I’m sorry. I just don’t see any realistic plane of existence in today’s landscape in which Bruce Pearl, a man who made his own mess, is somehow more deserving of coach of the year over Rick Barnes.
Or, for that matter, freaking Cuonzo Martin.
Again, remove Michael Porter Jr. from the equation
Mizzou’s season has been far from perfect. The Tigers have had some dud games and have often fought malaise on both sides of the ball.
But after 26 games Missouri is 18-8 — fourth in the SEC and 36th in KenPom. Barring a collapse, the Tigers are almost assured a spot in the NCAA tournament. This is as miraculous a turnaround as we’ve seen in college basketball this year.

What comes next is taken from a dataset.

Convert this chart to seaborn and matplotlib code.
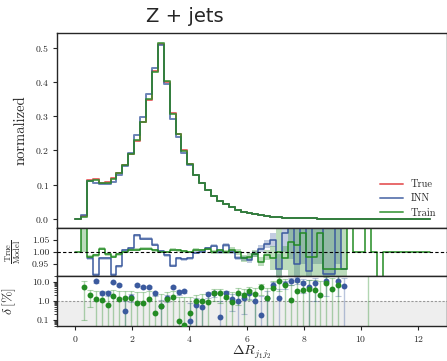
import numpy as np
import pandas as pd
import matplotlib
matplotlib.use('Agg')
import matplotlib.pyplot as plt
import seaborn as sns
from matplotlib.ticker import FixedLocator, FormatStrFormatter, NullFormatter


# Data (60 bins between 0 and 12.4)

nan = np.nan
edges = np.linspace(0, 12.4, 61)

true_vals = [0, 0.008, 0.112, 0.117, 0.106, 0.107, 0.120, 0.135, 0.158, 0.190,
             0.228, 0.283, 0.348, 0.432, 0.512, 0.400, 0.308, 0.248, 0.200, 0.160,
             0.128, 0.106, 0.084, 0.067, 0.053, 0.042, 0.033, 0.026, 0.021, 0.016,
             0.013, 0.010, 0.007, 0.005, 0.004, 0.003, 0.0025, 0.002, 0.0015, 0.001,
             0.0008, 0.0006, 0.0004, 0.0003, 0.0002, 0.00015, 0.0001, 0.00005, 0, 0,
             0, 0, 0, 0, 0, 0, 0, 0, 0, 0]
inn_vals = [0, 0.012, 0.110, 0.104, 0.102, 0.103, 0.108, 0.127, 0.155, 0.193,
            0.245, 0.298, 0.364, 0.440, 0.507, 0.395, 0.293, 0.240, 0.193, 0.158,
            0.127, 0.105, 0.084, 0.067, 0.053, 0.042, 0.033, 0.026, 0.021, 0.016,
            0.013, 0.010, 0.007, 0.005, 0.004, 0.003, 0.0025, 0.002, 0.0015, 0.001,
            0.0008, 0.0006, 0.0004, 0.0003, 0.0002, 0.00015, 0.0001, 0.00005, 0, 0,
            0, 0, 0, 0, 0, 0, 0, 0, 0, 0]
train_vals = [0, 0.004, 0.111, 0.113, 0.106, 0.106, 0.115, 0.133, 0.156, 0.188,
              0.229, 0.283, 0.350, 0.430, 0.514, 0.403, 0.305, 0.247, 0.199, 0.160,
              0.128, 0.106, 0.084, 0.067, 0.053, 0.042, 0.033, 0.026, 0.021, 0.016,
              0.013, 0.010, 0.007, 0.005, 0.004, 0.003, 0.0025, 0.002, 0.0015, 0.001,
              0.0008, 0.0006, 0.0004, 0.0003, 0.0002, 0.00015, 0.0001, 0.00005, 0, 0,
              0, 0, 0, 0, 0, 0, 0, 0, 0, 0]

ratio_inn = [nan, nan, 0.973, 0.905, 0.973, 0.973, 0.905, 0.94, 1.007, 1.016,
             1.07, 1.055, 1.055, 1.03, 1.003, 0.987, 0.943, 0.973, 0.97, 0.973,
             0.997, 1.0, 1.016, 1.027, 1.0, 1.03, 1.0, 0.975, 0.973, 0.966,
             0.993, 1.014, 1.034, 1.05, 0.93, 1.08, 1.12, 0.95, 1.15, 0.92,
             1.15, 1.15, 0.91, 0.91, 1.15, 0.93, nan, nan, nan, nan,
             nan, nan, nan, nan, nan, nan, nan, nan, nan, nan]
ratio_inn_err = [nan, nan, 0.006, 0.006, 0.006, 0.006, 0.006, 0.006, 0.006, 0.006,
                 0.006, 0.006, 0.006, 0.006, 0.006, 0.006, 0.006, 0.006, 0.006, 0.006,
                 0.006, 0.006, 0.006, 0.007, 0.007, 0.008, 0.008, 0.009, 0.010, 0.012,
                 0.013, 0.015, 0.018, 0.03, 0.06, 0.08, 0.15, 0.15, 0.2, 0.2,
                 0.2, 0.2, 0.2, 0.2, 0.2, 0.2, nan, nan, nan, nan,
                 nan, nan, nan, nan, nan, nan, nan, nan, nan, nan]
ratio_train = [1.0, 1.3, 0.98, 0.987, 1.014, 0.99, 0.98, 0.99, 1.0, 1.01,
               1.01, 1.013, 1.013, 1.007, 1.0, 1.0, 1.01, 1.007, 1.003, 1.0,
               1.01, 1.007, 1.013, 1.0, 1.007, 1.0, 1.01, 1.0, 0.973, 0.98,
               0.993, 0.96, 0.987, 0.973, 1.0, 0.973, 1.04, 1.03, 1.08, 0.98,
               0.98, 1.08, 0.93, 0.93, 0.93, 0.93, 1.3, 1.0, 1.0, 1.3,
               1.0, 0.8, 1.0, 1.0, 1.0, 1.0, 1.0, 1.0, 1.0, 1.0]
ratio_train_err = [0, 0.3, 0.006, 0.006, 0.006, 0.006, 0.006, 0.006, 0.006, 0.006,
                   0.006, 0.006, 0.006, 0.006, 0.006, 0.006, 0.006, 0.006, 0.006, 0.006,
                   0.006, 0.006, 0.006, 0.007, 0.007, 0.01, 0.01, 0.012, 0.013, 0.015,
                   0.015, 0.02, 0.02, 0.05, 0.2, 0.05, 0.2, 0.2, 0.2, 0.2,
                   0.2, 0.2, 0.2, 0.2, 0.2, 0.2, 0, 0, 0, 0,
                   0, 0, 0, 0, 0, 0, 0, 0, 0, 0]

delta_inn = [nan, nan, nan, 11, 2.7, 2.6, 9.6, 7.2, 0.3, 1.6,
             6.9, 5.4, 5.3, 2.5, 0.55, 1.5, 5.6, 2.9, 3.2, 0.085,
             0.6, 0.48, 2.3, 2.6, 0.145, 2.5, 1.3, 1.0, 1.4, 2.6,
             1.0, 0.18, 1.5, 7.2, 1.5, 7.8, 11.8, 12.8, 8.5, 5.6,
             9.0, nan, 10.8, nan, 11.8, 6.1, nan, nan, nan, nan,
             nan, nan, nan, nan, nan, nan, nan, nan, nan, nan]
delta_inn_err = [nan, nan, nan, 1.5, 0.7, 0.7, 1.0, 0.8, 0.7, 0.7,
                 0.8, 0.7, 0.7, 0.6, 0.6, 0.6, 0.7, 0.7, 0.7, 0.7,
                 0.8, 0.8, 0.8, 0.9, 0.9, 1.0, 1.0, 1.1, 1.2, 1.3,
                 1.5, 1.7, 2.0, 2.5, 3.0, 3.5, 4.5, 5.0, 6.0, 7.0,
                 8.0, nan, 9.0, nan, 10.0, 10.0, nan, nan, nan, nan,
                 nan, nan, nan, nan, nan, nan, nan, nan, nan, nan]
delta_train = [nan, 5.6, 2.1, 1.35, 1.1, 0.62, 1.85, 1.35, 1.5, 1.5,
               0.82, 0.82, 1.25, 0.22, 0.55, 1.3, 1.7, 0.085, 0.057, 0.24,
               1.0, 1.05, 0.88, 2.6, 2.5, 1.7, 0.88, 2.6, 2.1, 3.4,
               2.3, 5.2, 1.4, 4.8, 11.5, 7.0, 1.2, 3.2, 4.0, 4.4,
               4.0, 2.1, 8.5, 4.4, 7.2, nan, nan, nan, nan, 60,
               nan, nan, nan, nan, nan, nan, nan, nan, nan, nan]
delta_train_err = [nan, 5.5, 1.6, 2.0, 2.0, 2.2, 2.0, 2.0, 2.0, 2.0,
                   2.0, 2.0, 2.0, 1.8, 1.8, 1.8, 1.8, 1.6, 1.5, 1.4,
                   1.1, 1.3, 1.6, 1.6, 1.7, 1.8, 2.0, 2.0, 2.1, 2.2,
                   2.4, 3.0, 3.5, 7.0, 8.0, 8.0, 6.0, 6.5, 7.0, 8.0,
                   9.0, 10.0, 11.0, 12.0, 13.0, nan, nan, nan, nan, 100,
                   nan, nan, nan, nan, nan, nan, nan, nan, nan, nan]

labels = ['True', 'INN', 'Train']
colors = {'True': '#e0393b', 'INN': '#3b5a9e', 'Train': '#238b23'}


sns.set_style('ticks')
plt.rcParams['font.family'] = 'serif'
plt.rcParams['font.serif'] = ['cmr10', 'DejaVu Serif']
plt.rcParams['mathtext.fontset'] = 'cm'
plt.rcParams['axes.formatter.use_mathtext'] = True
plt.rcParams['axes.unicode_minus'] = False

fig = plt.figure(figsize=(4.47, 3.61), dpi=100)
ax = fig.add_axes([0.1275, 0.3684, 0.8725, 0.5402])
axr = fig.add_axes([0.1275, 0.2355, 0.8725, 0.1329], sharex=ax)
axd = fig.add_axes([0.1275, 0.0970, 0.8725, 0.1385], sharex=ax)

# main histogram panel
frames = []
for name, vals in zip(labels, [true_vals, inn_vals, train_vals]):
    frames.append(pd.DataFrame({'x': edges,
                                'y': list(vals) + [vals[-1]],
                                'model': name}))
df = pd.concat(frames, ignore_index=True)
sns.lineplot(data=df, x='x', y='y', hue='model', palette=colors,
             estimator=None, drawstyle='steps-post', lw=1.4, alpha=0.75, ax=ax)
ax.legend(loc='lower right', frameon=False, fontsize=7.5, handlelength=2.2,
          labelspacing=0.45, borderaxespad=0.6)
ax.set_xlim(-0.63, 13.0)
ax.set_ylim(-0.027, 0.543)
ax.set_xlabel('')
ax.set_ylabel('normalized', fontsize=10.5)
ax.yaxis.set_label_coords(-0.075, 0.5)
ax.tick_params(axis='x', bottom=False, labelbottom=False)

# ratio panel
for name, r, e in [('INN', ratio_inn, ratio_inn_err),
                   ('Train', ratio_train, ratio_train_err)]:
    r = np.array(r + [r[-1]], dtype=float)
    e = np.array(e + [e[-1]], dtype=float)
    axr.fill_between(edges, r - e, r + e, step='post', color=colors[name],
                     alpha=0.3, lw=0)
    axr.step(edges, r, where='post', color=colors[name], lw=1.1)
axr.axhline(1.0, color='black', ls=(0, (3, 2)), lw=0.8, zorder=10)
axr.set_ylim(0.9, 1.1)
axr.yaxis.set_major_locator(FixedLocator([0.95, 1.0, 1.05]))
axr.yaxis.set_major_formatter(FormatStrFormatter('%.2f'))
axr.set_ylabel(r'$\dfrac{\mathrm{True}}{\mathrm{Model}}$', fontsize=6)
axr.yaxis.set_label_coords(-0.088, 0.5)
axr.tick_params(axis='x', bottom=False, labelbottom=False)

# relative deviation panel
centers = 0.5 * (edges[1:] + edges[:-1])
axd.set_yscale('log')
axd.axhspan(0.01, 1.0, color='#eeeeee', lw=0, zorder=0)
axd.axhline(1.0, color='#999999', ls=(0, (2, 1.5)), lw=0.8, zorder=1)
for name, d, e in [('INN', delta_inn, delta_inn_err),
                   ('Train', delta_train, delta_train_err)]:
    axd.errorbar(centers, d, yerr=e, fmt='none', ecolor=colors[name],
                 alpha=0.35, capsize=2, elinewidth=1.0, capthick=0.8, zorder=2)
    sns.scatterplot(x=centers, y=d, color=colors[name], s=18, linewidth=0,
                    zorder=3, ax=axd)
axd.set_ylim(0.048, 21)
axd.yaxis.set_major_locator(FixedLocator([0.1, 1.0, 10.0]))
axd.yaxis.set_major_formatter(FormatStrFormatter('%.1f'))
axd.yaxis.set_minor_formatter(NullFormatter())
axd.set_ylabel(r'$\delta\,[\%]$', fontsize=10)
axd.yaxis.set_label_coords(-0.1, 0.5)
axd.set_xticks([0, 2, 4, 6, 8, 10, 12])
axd.set_xlabel(r'$\Delta R_{j_1 j_2}$', fontsize=10, labelpad=0)

for a in [ax, axr, axd]:
    a.tick_params(labelsize=7, length=3, width=0.8, direction='out', pad=2.5)
    for s in a.spines.values():
        s.set_linewidth(1.0)

fig.text(0.414, 0.953, 'Z + jets', ha='center', va='center', fontsize=14,
         family='DejaVu Sans')

fig.savefig('out.png', dpi=100)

Realistically, Martin should be a contender for league coach of the year along with Barnes. And he should also be in the national conversation.
The top candidates are Ohio State’s Chris Holtmann, Texas Tech’s Chris Beard, Virginia’s Tony Bennett, and maybe Clemson’s Brad Brownell as well. Throw in Barnes and Martin, and I think you have the top six.
In the KenPom rankings, Martin has the Tigers 120 spots higher than they were a year ago. As good as Holtmann has been at Ohio State, he’s improved Ohio State by 62 spots. Beard’s Texas Tech improved by 34 spots, Bennett’s Virginia by 11.
There’s something to be said about taking a team which had won 27 games in three years, none on the road, and turning them into an NCAA tournament team. And he’s done it without a point guard, with roster attrition, and without the prized recruit who was supposed to fix all of Missouri’s problems.
This team is mentally tough because of Cuonzo Martin.
Their ability to absorb huge body blows in a deep and talented league and still win games with a talent deficiency is a damn miracle. Missouri’s current starting lineup consists of a top-50 recruit (Tilmon), a top-100 recruit (Barnett), two guys who were more or less recruiting afterthoughts (Kevin Puryear & Cullen VanLeer), and a grad transfer who played three years at Canisuis after getting only one scholarship offer out of high school (Robertson).
Off the bench come two more lower-rung recruits (Jordan Geist and Reed Nikko) and a guy who should be playing in the upcoming McDonald’s All-America game (Porter). This team gets dominated athletically on most nights, but they fight.
A year ago, some Mizzou fans were trying to make a case that a 2-1 stretch in the middle of an 8-24 season should earn Kim Anderson another year on the job. Now look at where the Tigers are. Cuonzo Martin absolutely deserves to at least be in the conversation for coach of the year.